TASK REQUIREMENTS:
Everything in the listing except the pictures should be written out exactly.

INFORMATION SHOWN:

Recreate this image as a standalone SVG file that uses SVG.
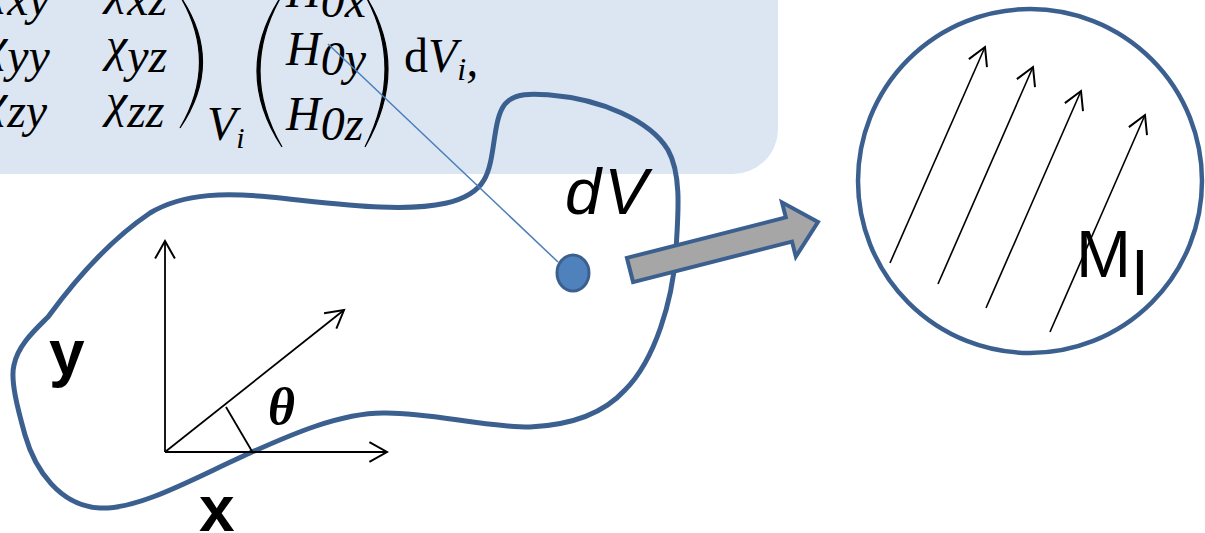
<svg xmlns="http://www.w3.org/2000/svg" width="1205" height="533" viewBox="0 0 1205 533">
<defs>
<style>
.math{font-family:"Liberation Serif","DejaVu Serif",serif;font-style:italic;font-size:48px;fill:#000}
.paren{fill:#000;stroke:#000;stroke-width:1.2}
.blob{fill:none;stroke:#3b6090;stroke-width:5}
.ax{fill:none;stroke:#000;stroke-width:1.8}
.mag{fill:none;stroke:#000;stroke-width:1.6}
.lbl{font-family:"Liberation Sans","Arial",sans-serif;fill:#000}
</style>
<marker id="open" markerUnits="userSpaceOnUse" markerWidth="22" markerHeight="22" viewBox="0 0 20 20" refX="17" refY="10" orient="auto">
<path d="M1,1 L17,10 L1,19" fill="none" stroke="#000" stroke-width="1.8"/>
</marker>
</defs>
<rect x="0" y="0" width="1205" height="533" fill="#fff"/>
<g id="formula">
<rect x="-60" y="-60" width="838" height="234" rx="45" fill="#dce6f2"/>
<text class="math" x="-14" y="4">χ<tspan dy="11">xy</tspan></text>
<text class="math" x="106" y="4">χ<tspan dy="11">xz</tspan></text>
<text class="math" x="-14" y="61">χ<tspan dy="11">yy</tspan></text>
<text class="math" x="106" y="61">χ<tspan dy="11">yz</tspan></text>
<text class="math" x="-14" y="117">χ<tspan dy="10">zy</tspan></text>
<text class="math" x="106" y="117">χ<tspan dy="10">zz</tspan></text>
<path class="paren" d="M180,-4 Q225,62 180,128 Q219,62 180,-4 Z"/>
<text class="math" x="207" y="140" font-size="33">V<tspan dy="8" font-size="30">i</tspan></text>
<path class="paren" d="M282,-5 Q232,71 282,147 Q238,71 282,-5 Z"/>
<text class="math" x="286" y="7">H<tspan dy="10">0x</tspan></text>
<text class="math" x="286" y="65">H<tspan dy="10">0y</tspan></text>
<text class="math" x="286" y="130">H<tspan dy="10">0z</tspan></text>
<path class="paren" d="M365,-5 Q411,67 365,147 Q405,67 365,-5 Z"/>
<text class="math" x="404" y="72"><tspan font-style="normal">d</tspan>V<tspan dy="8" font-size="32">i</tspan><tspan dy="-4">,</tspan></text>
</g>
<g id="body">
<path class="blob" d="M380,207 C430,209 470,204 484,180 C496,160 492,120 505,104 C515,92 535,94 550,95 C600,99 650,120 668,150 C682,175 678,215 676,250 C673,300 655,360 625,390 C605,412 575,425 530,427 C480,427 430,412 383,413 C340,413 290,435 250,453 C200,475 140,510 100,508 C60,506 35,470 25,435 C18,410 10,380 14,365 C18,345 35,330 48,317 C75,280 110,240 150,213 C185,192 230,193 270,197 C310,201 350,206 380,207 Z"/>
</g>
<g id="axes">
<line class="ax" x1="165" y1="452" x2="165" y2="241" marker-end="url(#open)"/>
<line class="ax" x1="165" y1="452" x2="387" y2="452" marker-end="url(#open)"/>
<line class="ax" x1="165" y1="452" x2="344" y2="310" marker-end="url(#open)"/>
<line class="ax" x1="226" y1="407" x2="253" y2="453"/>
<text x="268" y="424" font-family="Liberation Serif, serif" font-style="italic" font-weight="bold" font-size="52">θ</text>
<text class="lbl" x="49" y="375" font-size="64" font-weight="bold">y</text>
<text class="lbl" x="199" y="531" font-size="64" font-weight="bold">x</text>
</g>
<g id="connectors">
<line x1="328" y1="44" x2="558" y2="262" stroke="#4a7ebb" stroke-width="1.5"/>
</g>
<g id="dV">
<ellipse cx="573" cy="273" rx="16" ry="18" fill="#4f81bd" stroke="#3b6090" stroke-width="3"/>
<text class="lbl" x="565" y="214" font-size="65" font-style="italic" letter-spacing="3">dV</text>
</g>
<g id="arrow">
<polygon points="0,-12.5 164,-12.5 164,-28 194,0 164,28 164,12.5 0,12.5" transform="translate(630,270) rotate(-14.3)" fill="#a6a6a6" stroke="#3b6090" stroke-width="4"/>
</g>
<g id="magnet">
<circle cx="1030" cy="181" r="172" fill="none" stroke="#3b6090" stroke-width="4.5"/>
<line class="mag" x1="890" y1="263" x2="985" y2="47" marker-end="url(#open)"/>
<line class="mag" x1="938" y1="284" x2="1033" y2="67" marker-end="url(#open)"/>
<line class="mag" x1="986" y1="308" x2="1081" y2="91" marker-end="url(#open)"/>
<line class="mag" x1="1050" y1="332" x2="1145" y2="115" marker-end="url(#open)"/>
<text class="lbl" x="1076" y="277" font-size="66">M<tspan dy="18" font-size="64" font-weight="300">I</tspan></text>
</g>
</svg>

FINISHED ANSWER:
Recreate this image as a standalone SVG file that uses SVG.
<svg xmlns="http://www.w3.org/2000/svg" width="1205" height="533" viewBox="0 0 1205 533">
<defs>
<style>
.math{font-family:"Liberation Serif","DejaVu Serif",serif;font-style:italic;font-size:48px;fill:#000}
.paren{fill:#000;stroke:#000;stroke-width:1.2}
.blob{fill:none;stroke:#3b6090;stroke-width:5}
.ax{fill:none;stroke:#000;stroke-width:1.8}
.mag{fill:none;stroke:#000;stroke-width:1.6}
.lbl{font-family:"Liberation Sans","Arial",sans-serif;fill:#000}
</style>
<marker id="open" markerUnits="userSpaceOnUse" markerWidth="22" markerHeight="22" viewBox="0 0 20 20" refX="17" refY="10" orient="auto">
<path d="M1,1 L17,10 L1,19" fill="none" stroke="#000" stroke-width="1.8"/>
</marker>
</defs>
<rect x="0" y="0" width="1205" height="533" fill="#fff"/>
<g id="formula">
<rect x="-60" y="-60" width="838" height="234" rx="45" fill="#dce6f2"/>
<text class="math" x="-14" y="4">χ<tspan dy="11">xy</tspan></text>
<text class="math" x="106" y="4">χ<tspan dy="11">xz</tspan></text>
<text class="math" x="-14" y="61">χ<tspan dy="11">yy</tspan></text>
<text class="math" x="106" y="61">χ<tspan dy="11">yz</tspan></text>
<text class="math" x="-14" y="117">χ<tspan dy="10">zy</tspan></text>
<text class="math" x="106" y="117">χ<tspan dy="10">zz</tspan></text>
<path class="paren" d="M180,-4 Q225,62 180,128 Q219,62 180,-4 Z"/>
<text class="math" x="207" y="140" font-size="33">V<tspan dy="8" font-size="30">i</tspan></text>
<path class="paren" d="M282,-5 Q232,71 282,147 Q238,71 282,-5 Z"/>
<text class="math" x="286" y="7">H<tspan dy="10">0x</tspan></text>
<text class="math" x="286" y="65">H<tspan dy="10">0y</tspan></text>
<text class="math" x="286" y="130">H<tspan dy="10">0z</tspan></text>
<path class="paren" d="M365,-5 Q411,67 365,147 Q405,67 365,-5 Z"/>
<text class="math" x="404" y="72"><tspan font-style="normal">d</tspan>V<tspan dy="8" font-size="32">i</tspan><tspan dy="-4">,</tspan></text>
</g>
<g id="body">
<path class="blob" d="M380,207 C430,209 470,204 484,180 C496,160 492,120 505,104 C515,92 535,94 550,95 C600,99 650,120 668,150 C682,175 678,215 676,250 C673,300 655,360 625,390 C605,412 575,425 530,427 C480,427 430,412 383,413 C340,413 290,435 250,453 C200,475 140,510 100,508 C60,506 35,470 25,435 C18,410 10,380 14,365 C18,345 35,330 48,317 C75,280 110,240 150,213 C185,192 230,193 270,197 C310,201 350,206 380,207 Z"/>
</g>
<g id="axes">
<line class="ax" x1="165" y1="452" x2="165" y2="241" marker-end="url(#open)"/>
<line class="ax" x1="165" y1="452" x2="387" y2="452" marker-end="url(#open)"/>
<line class="ax" x1="165" y1="452" x2="344" y2="310" marker-end="url(#open)"/>
<line class="ax" x1="226" y1="407" x2="253" y2="453"/>
<text x="268" y="424" font-family="Liberation Serif, serif" font-style="italic" font-weight="bold" font-size="52">θ</text>
<text class="lbl" x="49" y="375" font-size="64" font-weight="bold">y</text>
<text class="lbl" x="199" y="531" font-size="64" font-weight="bold">x</text>
</g>
<g id="connectors">
<line x1="328" y1="44" x2="558" y2="262" stroke="#4a7ebb" stroke-width="1.5"/>
</g>
<g id="dV">
<ellipse cx="573" cy="273" rx="16" ry="18" fill="#4f81bd" stroke="#3b6090" stroke-width="3"/>
<text class="lbl" x="565" y="214" font-size="65" font-style="italic" letter-spacing="3">dV</text>
</g>
<g id="arrow">
<polygon points="0,-12.5 164,-12.5 164,-28 194,0 164,28 164,12.5 0,12.5" transform="translate(630,270) rotate(-14.3)" fill="#a6a6a6" stroke="#3b6090" stroke-width="4"/>
</g>
<g id="magnet">
<circle cx="1030" cy="181" r="172" fill="none" stroke="#3b6090" stroke-width="4.5"/>
<line class="mag" x1="890" y1="263" x2="985" y2="47" marker-end="url(#open)"/>
<line class="mag" x1="938" y1="284" x2="1033" y2="67" marker-end="url(#open)"/>
<line class="mag" x1="986" y1="308" x2="1081" y2="91" marker-end="url(#open)"/>
<line class="mag" x1="1050" y1="332" x2="1145" y2="115" marker-end="url(#open)"/>
<text class="lbl" x="1076" y="277" font-size="66">M<tspan dy="18" font-size="64" font-weight="300">I</tspan></text>
</g>
</svg>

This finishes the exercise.